Bob makes some good points here. some are worthy of further comment; the young today complaining about the cost of supporting current retirees - as Bob points out the social contract those retirees had with their politicians was that they would be cared for in their dotage. The young today need to focus their angst against the politicians who squandered that income (remember Piggy Muldoon dipping in the the Govt Super fund?) that was supposed to cover this off, and National not paying into the Cullen fund that will pay for their retirement?

And multi-national corporations not paying tax on their operations in this (or any) country. A part of that social contract is the provision of infrastructure, as Bob mentioned, schools, roads, power etc. Multi-nationals benefit greatly in many ways from that infrastructure. Thus to allow multi-nationals to operate in anyway that allows them to avoid paying taxes here is a blatant breach of that social contract, and a betrayal of the very people who put our Government in office.

If you are a millionaire you do not need NZ Super. I do not mind pay taxes so super can be paid to elderly in need. But taking money from struggling young people to pay for holiday spending money for wealthy old people is obscene. Especially when those elderly received benefits over their life time that are no longer available to the young e.g. free tertiary education.

The article would be more interesting if it discussed the political power able to be exerted by a generation which has the majority of voters.

Frankly, anyone who is a millionaire can appear to be anything they like! That's how Google etc get away with paying targeted tax ( what they want). Universally paying the Aged Entitlement Pension recognises that fact ie: it's pointless trying to 'catch' the millionaires as for pension purposes, because there won't be any!

Wouldn't that logic apply to the dole and DPB?

Why not means test on the value of one's primary place (or places) of residence?

The problem is that one element of the social contract - the Pension - is discussed here, while another - housing - is not. The Pension is predicated on people having their own home mortgage free in their retirement. Previous generations and their governments contributed to home ownership through the use of government builds, land tax, cheap government leasehold land for new builds, cheap Housing Corp loans and other measures. This resulted in the high rate of home ownership achieved for Boomers.

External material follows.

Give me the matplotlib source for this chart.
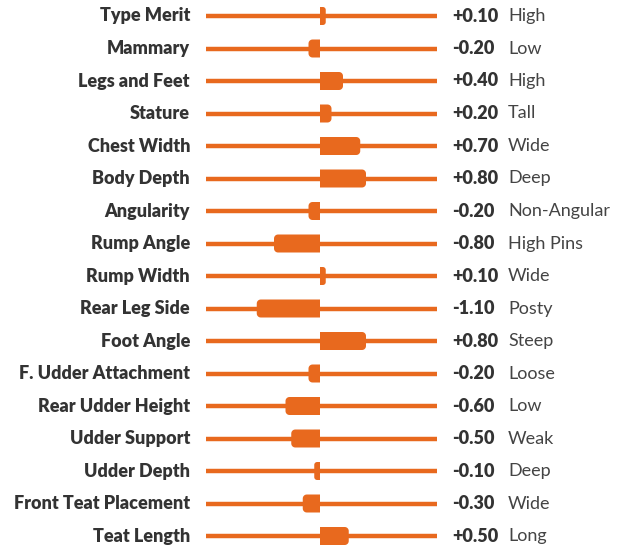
import matplotlib
matplotlib.use('Agg')
import numpy as np
import matplotlib.pyplot as plt
from matplotlib.patches import Polygon

# trait data
traits = ['Type Merit', 'Mammary', 'Legs and Feet', 'Stature', 'Chest Width',
          'Body Depth', 'Angularity', 'Rump Angle', 'Rump Width', 'Rear Leg Side',
          'Foot Angle', 'F. Udder Attachment', 'Rear Udder Height', 'Udder Support',
          'Udder Depth', 'Front Teat Placement', 'Teat Length']
values = [0.10, -0.20, 0.40, 0.20, 0.70, 0.80, -0.20, -0.80, 0.10, -1.10,
          0.80, -0.20, -0.60, -0.50, -0.10, -0.30, 0.50]
descr = ['High', 'Low', 'High', 'Tall', 'Wide', 'Deep', 'Non-Angular', 'High Pins',
         'Wide', 'Posty', 'Steep', 'Loose', 'Low', 'Weak', 'Deep', 'Wide', 'Long']

orange = '#E8691E'
W, H = 622, 552
pxu = 57.5      # pixels per unit
row = 32.5      # pixels per row
x0 = 320        # zero position in pixels
y0 = 16         # first row in pixels

fig = plt.figure(figsize=(W / 100, H / 100), dpi=100)
ax = fig.add_axes([0, 0, 1, 1])
ax.set_xlim(-x0 / pxu, (W - x0) / pxu)
ax.set_ylim((H - y0) / row, -y0 / row)
ax.axis('off')

lo, hi = (206 - x0) / pxu, (437 - x0) / pxu


def bar_shape(v, i):
    # bar with square end at zero and rounded outer end (radius in pixels)
    s = 1 if v >= 0 else -1
    w = abs(v) * pxu
    r = min(4.0, w / 2)
    t = np.linspace(0, np.pi / 2, 8)
    top = [(w - r + r * np.sin(a), -9 + r - r * np.cos(a)) for a in t]
    bot = [(w - r + r * np.cos(a), 9 - r + r * np.sin(a)) for a in t]
    pts = [(0, -9)] + top + bot + [(0, 9)]
    return [(s * px / pxu, i + py / row) for px, py in pts]


for i, (t, v, d) in enumerate(zip(traits, values, descr)):
    ax.plot([lo, hi], [i, i], color=orange, lw=3.2, solid_capstyle='butt', zorder=1)
    ax.add_patch(Polygon(bar_shape(v, i), closed=True, fc=orange, ec='none', zorder=2))
    ax.text((190 - x0) / pxu, i, t, ha='right', va='center', fontsize=13,
            fontweight='heavy', color='#333333', family='Lato')
    ax.text((452 - x0) / pxu, i, '%+.2f' % v, ha='left', va='center', fontsize=13,
            fontweight='heavy', color='#333333', family='Lato')
    ax.text((508 - x0) / pxu, i, d, ha='left', va='center', fontsize=13,
            color='#444444', family='Lato')

fig.savefig('out.png', dpi=100)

Now we see the social contract being betrayed through the abandonment of affordable housing management for the speculative profit of the Boomer generation, while still expecting young Kiwis to fund the Boomers' in many cases completely unneeded pension (given their lottery ticket windfall).

The social contract has been broken.

As the article notes, Boomers will be net beneficiaries while young Kiwis will be net losers.

And young Kiwis are being admonished that this is how it should be and it's all the fault of smashed avocado (AKA The Antichrist) that most of them have never tasted.

I feel it is worse than that Rick. Most of this 'contract' is founded on unspoken expectations and rules; which differ from person to person.

Upshot being when Murray's 'contract' with piggy went belly up apparently Murray feels a third party who wasn't even in the original negotiation should be liable (the next generation). That is some funky contract law right there.

Our social contract is slowly collapsing under the combined weight of human envy, greed, selfishness, laziness, entitlement and jealousy.

Some interesting and valid points. But I would like to pose a single question:

What happens if/when the social contract changes?

I think we can see that happening now in the form of pensions, etc... My "social contract" clearly will not include pension when I hit 65. I started my working life when the retirement age was 65. 20 years later that age has now gone up (is that a new social contract?). I am sure it will go up again in the 30 years I have left at work.

Maybe we should do a pro-rata calculation for each "social contract" we hold.

Houston ..It seems we may have a problem

World’s Major Economies to Come up $400 Trillion Short on Retirement Savings by 2050 ...
https://www.bloomberg.com/news/articles/2017-05-26/retirement-savings-ga...

Nice article, Bob.

It's good to have contributors with such in-depth understanding and long experience.

Makes it easier for people like me to make sense of the world!